The same day. Evening, 12 o'clock

Today I received your letter from the 18th. Thank you a thousand times, my kind, sweet and dear Nadezhda Filaretovna, for everything contained within it. Your proposal that I should come to your home in Moscow is highly attractive to me. I love Moscow very much, and would willingly live there, if in fact it were possible to do so without meeting people, in complete seclusion. Is this possible? I have my doubts. Besides my explanation given to you above of how I am drawn to Russia, and to Moscow in particular — while at the same time I know in advance that for numerous reasons it would be difficult for me to be there. But it means a great deal to me that if I should experience a strong bout of Heimweh [14], there is a place near Moscow which thanks to you is available to me. This idea is very comforting. Once my man arrives I shall go to stay in Venice (Riva dei Schiavoni, Hôtel Beau Rivage). I will write to you constantly, as I am now, frequently and in detail. This correspondence gives me the greatest solace and enjoyment. Until the next letter, my sweet and dear friend. Yours

P. Tchaikovsky

Notes and References

  1. Continuing from Letter 656 to Nadezhda von Meck, 21 November/3 December 1877.

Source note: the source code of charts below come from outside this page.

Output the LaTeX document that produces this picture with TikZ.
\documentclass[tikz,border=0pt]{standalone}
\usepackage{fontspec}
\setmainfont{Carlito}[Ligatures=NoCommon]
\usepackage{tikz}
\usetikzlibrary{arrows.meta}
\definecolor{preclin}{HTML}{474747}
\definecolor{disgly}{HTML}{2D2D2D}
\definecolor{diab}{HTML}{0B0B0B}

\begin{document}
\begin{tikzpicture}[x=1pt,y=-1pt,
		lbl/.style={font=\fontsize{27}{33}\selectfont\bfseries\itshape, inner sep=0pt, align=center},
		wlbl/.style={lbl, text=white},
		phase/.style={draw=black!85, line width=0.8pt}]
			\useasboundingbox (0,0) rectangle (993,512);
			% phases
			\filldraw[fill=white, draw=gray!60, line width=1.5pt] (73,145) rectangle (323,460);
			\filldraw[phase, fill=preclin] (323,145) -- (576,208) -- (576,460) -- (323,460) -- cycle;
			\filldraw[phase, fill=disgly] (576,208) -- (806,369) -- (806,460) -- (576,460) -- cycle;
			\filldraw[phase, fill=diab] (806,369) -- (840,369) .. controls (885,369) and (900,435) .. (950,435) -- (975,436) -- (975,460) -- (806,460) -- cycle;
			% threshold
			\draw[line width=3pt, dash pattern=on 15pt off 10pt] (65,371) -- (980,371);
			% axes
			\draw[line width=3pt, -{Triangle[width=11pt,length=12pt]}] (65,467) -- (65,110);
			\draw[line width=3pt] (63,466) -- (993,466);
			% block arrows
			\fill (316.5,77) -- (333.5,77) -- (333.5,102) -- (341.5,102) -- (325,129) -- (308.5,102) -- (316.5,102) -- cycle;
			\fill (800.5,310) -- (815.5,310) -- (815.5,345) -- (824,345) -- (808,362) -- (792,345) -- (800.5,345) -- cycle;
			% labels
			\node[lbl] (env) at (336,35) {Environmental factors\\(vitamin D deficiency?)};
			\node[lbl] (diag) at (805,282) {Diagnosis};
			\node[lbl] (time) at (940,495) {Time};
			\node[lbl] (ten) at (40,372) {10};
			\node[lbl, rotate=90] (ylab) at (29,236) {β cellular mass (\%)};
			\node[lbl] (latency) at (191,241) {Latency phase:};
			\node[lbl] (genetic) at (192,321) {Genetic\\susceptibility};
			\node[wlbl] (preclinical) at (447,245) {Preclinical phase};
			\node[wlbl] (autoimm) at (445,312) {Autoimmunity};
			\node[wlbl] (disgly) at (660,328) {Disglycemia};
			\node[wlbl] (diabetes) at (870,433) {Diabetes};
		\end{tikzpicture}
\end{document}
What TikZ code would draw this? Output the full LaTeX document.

  2. A few months after this letter was written, Tchaikovsky would make his own setting of the Liturgy of Saint John Chrysostom, Op. 41, and in 1881 and 1882 to do the same for the All-Night Vigil, Op. 52.

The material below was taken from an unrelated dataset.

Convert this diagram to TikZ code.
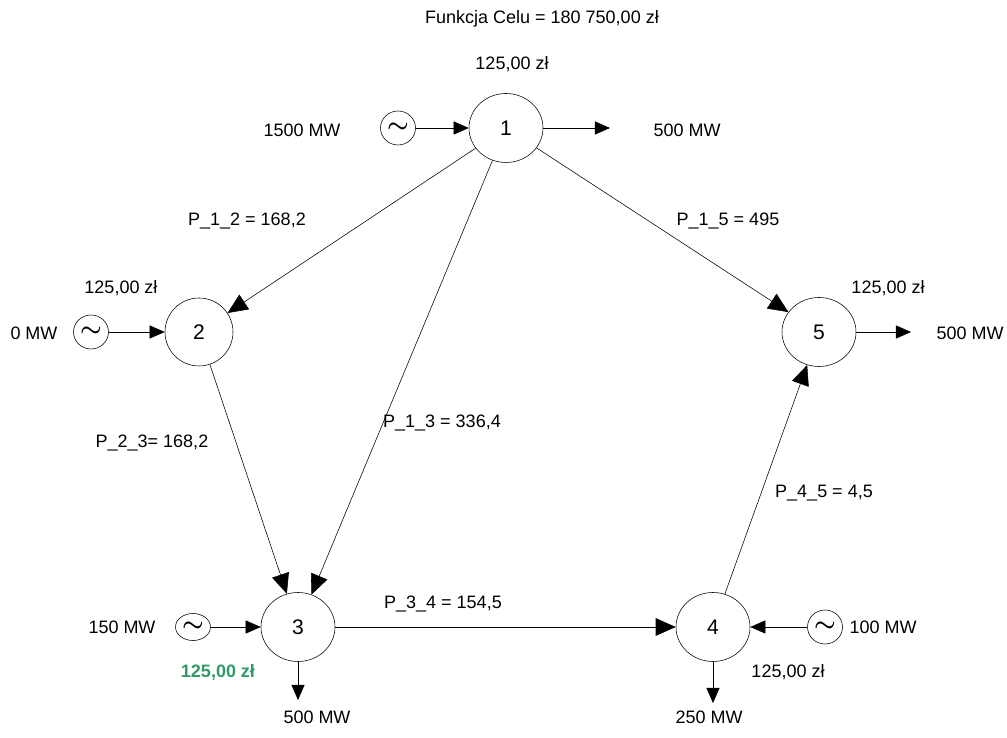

  3. From the ancient Greek hymn, often used to denote an essay written in an exalted or enthusiastic vein.
  4. The "adventurer" was Natalya Grigoryevna Yachmeneva, a widow of a mining engineer in Saint Petersburg, who caused Ilya Tchaikovsky to lose all his investments.
  5. Yelizaveta Tchaikovskaya (b. Lipport, 1829-1910).

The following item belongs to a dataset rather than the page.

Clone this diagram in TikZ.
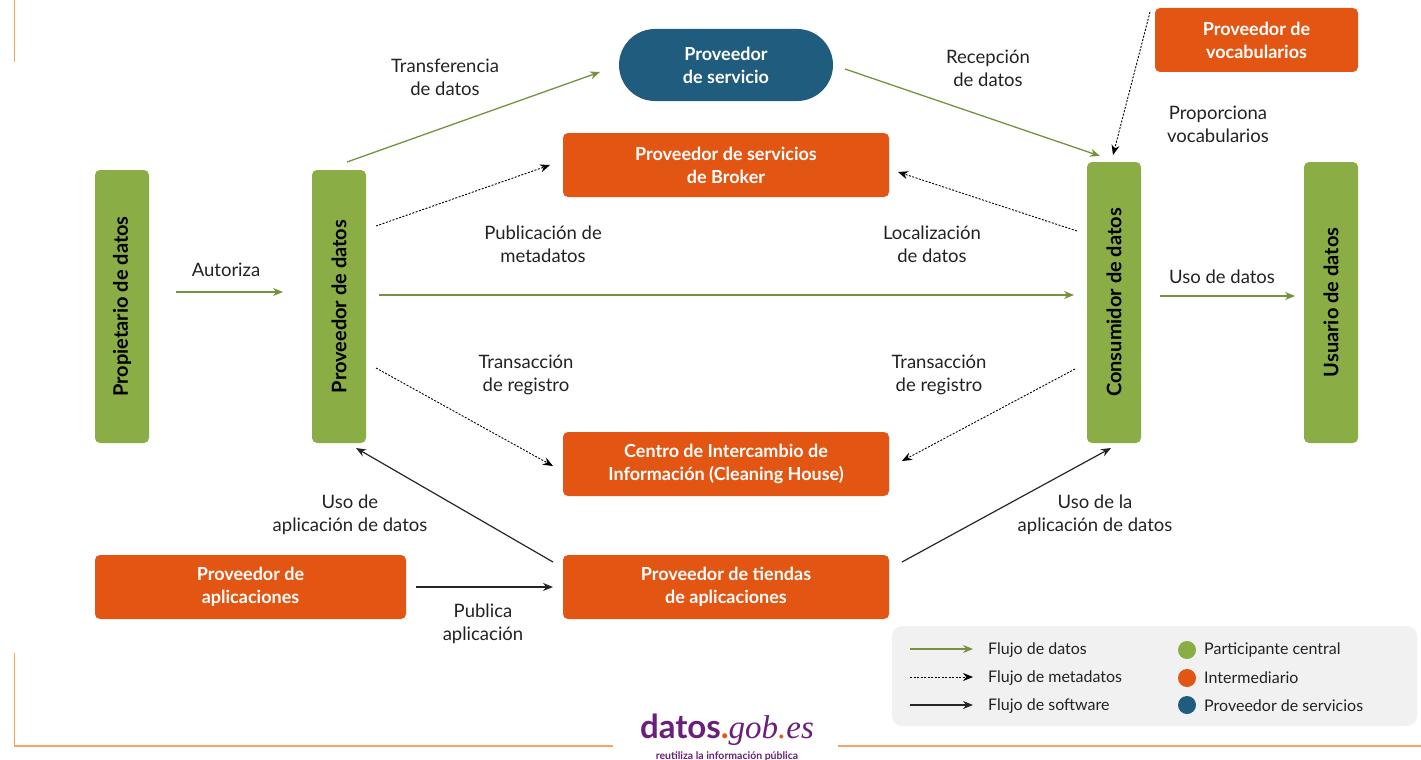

  6. See Letter 643 to Modest Tchaikovsky, 10/22 November 1877.
  7. Zinayda Olkhovskaya (1829-1878).
  8. Aleksandra Davydova. See Letter 595 to Nadezhda von Meck, 12/24 August 1877.
  9. This letter has not survived.
  10. See Letter 627, 26 October/7 November 1877; Letter 628, 26 October/7 November–27 October/8 November 1877; Letter 634, 31 October/12 November 1877; Letter 641, 8/20–9/21 November 1877; and Letter 645, 12/24 November 1877.
  11. These letters have not survived.
  12. Tchaikovsky's servant Aleksey Sofronov, who was awaiting official travel documents that would permit him to join the composer in Vienna.
  13. Joseph Hellmesberger the younger (1855-1907), Austrian composer, violinist and conductor who lived in Vienna.
  14. "Heimweh" (German) = homesickness.